→ Given exercise: Write out the listing, please, but only from its first line through the line containing "from bokeh.resources import INLINE", exactly as given and without pictures.

→ Dataset content:
■ ■ ■ ■

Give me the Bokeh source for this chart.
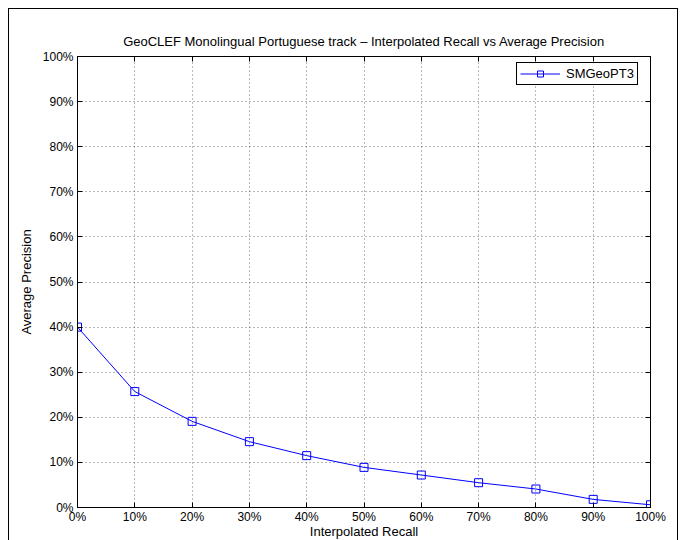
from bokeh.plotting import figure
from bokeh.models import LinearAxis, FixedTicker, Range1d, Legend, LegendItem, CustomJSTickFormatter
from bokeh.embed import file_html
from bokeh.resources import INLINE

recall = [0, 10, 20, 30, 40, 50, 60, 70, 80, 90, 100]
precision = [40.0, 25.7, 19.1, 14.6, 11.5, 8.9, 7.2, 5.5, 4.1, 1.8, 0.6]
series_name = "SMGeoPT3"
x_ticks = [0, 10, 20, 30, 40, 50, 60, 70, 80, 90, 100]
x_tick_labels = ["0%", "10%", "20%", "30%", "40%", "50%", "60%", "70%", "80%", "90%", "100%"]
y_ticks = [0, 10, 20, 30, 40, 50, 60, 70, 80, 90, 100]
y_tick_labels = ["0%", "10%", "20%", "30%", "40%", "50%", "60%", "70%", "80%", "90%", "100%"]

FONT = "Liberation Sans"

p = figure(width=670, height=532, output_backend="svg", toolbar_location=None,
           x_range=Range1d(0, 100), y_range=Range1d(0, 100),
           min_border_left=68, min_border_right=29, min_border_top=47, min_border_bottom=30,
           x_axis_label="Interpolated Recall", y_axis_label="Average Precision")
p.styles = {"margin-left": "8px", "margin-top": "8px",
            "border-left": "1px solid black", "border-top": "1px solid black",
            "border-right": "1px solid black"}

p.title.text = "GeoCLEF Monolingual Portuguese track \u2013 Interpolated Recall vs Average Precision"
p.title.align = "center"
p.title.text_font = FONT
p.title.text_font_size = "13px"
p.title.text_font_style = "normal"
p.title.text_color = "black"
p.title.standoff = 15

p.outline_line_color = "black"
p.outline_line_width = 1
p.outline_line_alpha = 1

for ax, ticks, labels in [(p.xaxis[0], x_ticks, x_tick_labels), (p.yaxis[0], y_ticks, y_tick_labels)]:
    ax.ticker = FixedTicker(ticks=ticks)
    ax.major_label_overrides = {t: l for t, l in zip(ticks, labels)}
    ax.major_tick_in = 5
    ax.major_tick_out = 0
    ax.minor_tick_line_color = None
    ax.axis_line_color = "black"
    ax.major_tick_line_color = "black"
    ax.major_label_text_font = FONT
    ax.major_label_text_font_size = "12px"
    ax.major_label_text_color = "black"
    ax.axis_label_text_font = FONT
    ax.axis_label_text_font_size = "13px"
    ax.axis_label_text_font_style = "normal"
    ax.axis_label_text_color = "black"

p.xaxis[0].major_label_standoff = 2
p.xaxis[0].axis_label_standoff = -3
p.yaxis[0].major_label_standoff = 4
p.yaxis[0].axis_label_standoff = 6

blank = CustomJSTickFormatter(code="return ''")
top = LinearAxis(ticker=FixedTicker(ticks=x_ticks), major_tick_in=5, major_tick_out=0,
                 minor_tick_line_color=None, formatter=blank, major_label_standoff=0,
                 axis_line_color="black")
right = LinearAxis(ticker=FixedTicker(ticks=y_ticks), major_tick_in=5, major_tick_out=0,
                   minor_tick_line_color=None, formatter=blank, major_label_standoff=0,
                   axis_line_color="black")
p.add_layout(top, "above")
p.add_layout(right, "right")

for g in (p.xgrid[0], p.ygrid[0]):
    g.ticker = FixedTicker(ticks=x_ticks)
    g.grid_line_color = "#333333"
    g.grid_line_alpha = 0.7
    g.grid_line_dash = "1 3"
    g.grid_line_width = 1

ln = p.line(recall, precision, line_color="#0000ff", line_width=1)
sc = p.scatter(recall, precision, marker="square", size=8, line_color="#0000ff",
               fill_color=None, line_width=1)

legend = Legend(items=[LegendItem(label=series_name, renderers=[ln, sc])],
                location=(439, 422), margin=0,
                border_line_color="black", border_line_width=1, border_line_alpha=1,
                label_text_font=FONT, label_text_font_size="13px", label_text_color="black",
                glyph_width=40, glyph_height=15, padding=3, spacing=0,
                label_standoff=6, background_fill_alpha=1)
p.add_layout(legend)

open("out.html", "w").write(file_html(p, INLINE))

■ ■ ■ ■

→ Full response:
Give me the Bokeh source for this chart.
from bokeh.plotting import figure
from bokeh.models import LinearAxis, FixedTicker, Range1d, Legend, LegendItem, CustomJSTickFormatter
from bokeh.embed import file_html
from bokeh.resources import INLINE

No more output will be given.